— GOAL —
Copy out each line that mentions the word "matplotlib".

— PROVIDED MATERIAL —
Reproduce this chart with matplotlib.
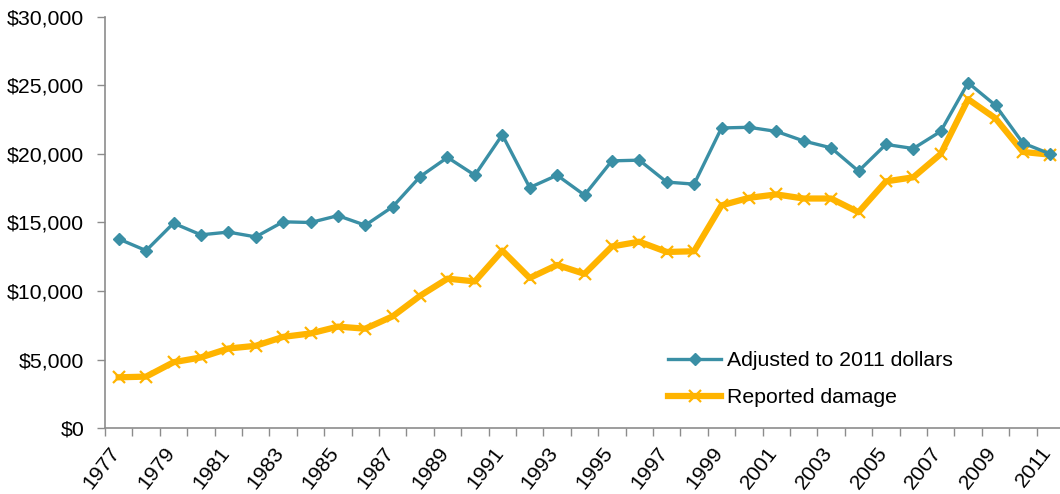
import matplotlib
matplotlib.use("Agg")
import matplotlib.pyplot as plt
import matplotlib.transforms as mtransforms
from matplotlib.ticker import FuncFormatter

plt.rcParams['font.family'] = ['Liberation Sans', 'DejaVu Sans']

years = list(range(1977, 2012))
adjusted = [13800, 12950, 14950, 14100, 14300, 13950, 15050, 15000, 15500, 14800,
            16150, 18350, 19750, 18450, 21400, 17550, 18450, 17000, 19500, 19550,
            17950, 17800, 21900, 21950, 21650, 20950, 20450, 18750, 20700, 20400,
            21650, 25200, 23550, 20800, 20000]
reported = [3700, 3750, 4800, 5150, 5800, 6000, 6650, 6900, 7400, 7250,
            8150, 9650, 10900, 10700, 12950, 10950, 11900, 11250, 13250, 13600,
            12850, 12900, 16250, 16800, 17050, 16750, 16750, 15750, 18000, 18300,
            20000, 24000, 22600, 20150, 19950]

teal = "#3A8FA5"
gold = "#FFB400"
grey = "#8C8C8C"
fs = 15.3

fig = plt.figure(figsize=(10.6, 4.94), dpi=100)
ax = fig.add_axes([105 / 1060, 66 / 494, 959 / 1060, 411 / 494])

x = list(range(len(years)))
ax.plot(x, adjusted, color=teal, lw=2.4, marker="D", ms=6, mec=teal, mfc=teal,
        label="Adjusted to 2011 dollars", zorder=3)
ax.plot(x, reported, color=gold, lw=4.5, marker="x", ms=9, mew=1.6, mec=gold,
        label="Reported damage", zorder=2)

ax.set_xlim(-0.5, len(years) - 0.5)
ax.set_ylim(0, 30000)
ax.set_yticks(range(0, 30001, 5000))
ax.yaxis.set_major_formatter(FuncFormatter(lambda v, p: "${:,.0f}".format(v)))

ax.set_xticks(x[::2])
ax.set_xticks([i - 0.5 for i in range(len(years) + 1)], minor=True)
ax.tick_params(axis="x", which="major", length=0, pad=11, labelsize=fs)
ax.tick_params(axis="x", which="minor", length=6, width=1, color=grey, direction="out")
ax.tick_params(axis="y", length=6, width=1, color=grey, pad=9, labelsize=fs)
ax.set_xticklabels([str(y) for y in years[::2]], rotation=52, ha="right")
shift = mtransforms.ScaledTranslation(5 / 100, 0, fig.dpi_scale_trans)
for lab in ax.get_xticklabels():
    lab.set_transform(lab.get_transform() + shift)

for s in ("top", "right"):
    ax.spines[s].set_visible(False)
for s in ("left", "bottom"):
    ax.spines[s].set_color(grey)
    ax.spines[s].set_linewidth(1.2)

leg = ax.legend(loc="center left", bbox_to_anchor=(668 / 1060, 1 - 379 / 494),
                bbox_transform=fig.transFigure, frameon=False, fontsize=fs,
                handlelength=2.5, handletextpad=0.28, labelspacing=0.85, borderpad=0,
                borderaxespad=0)

fig.savefig("out.png", dpi=100)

— THE ANSWER —
Reproduce this chart with matplotlib.
import matplotlib
matplotlib.use("Agg")
import matplotlib.pyplot as plt
import matplotlib.transforms as mtransforms
from matplotlib.ticker import FuncFormatter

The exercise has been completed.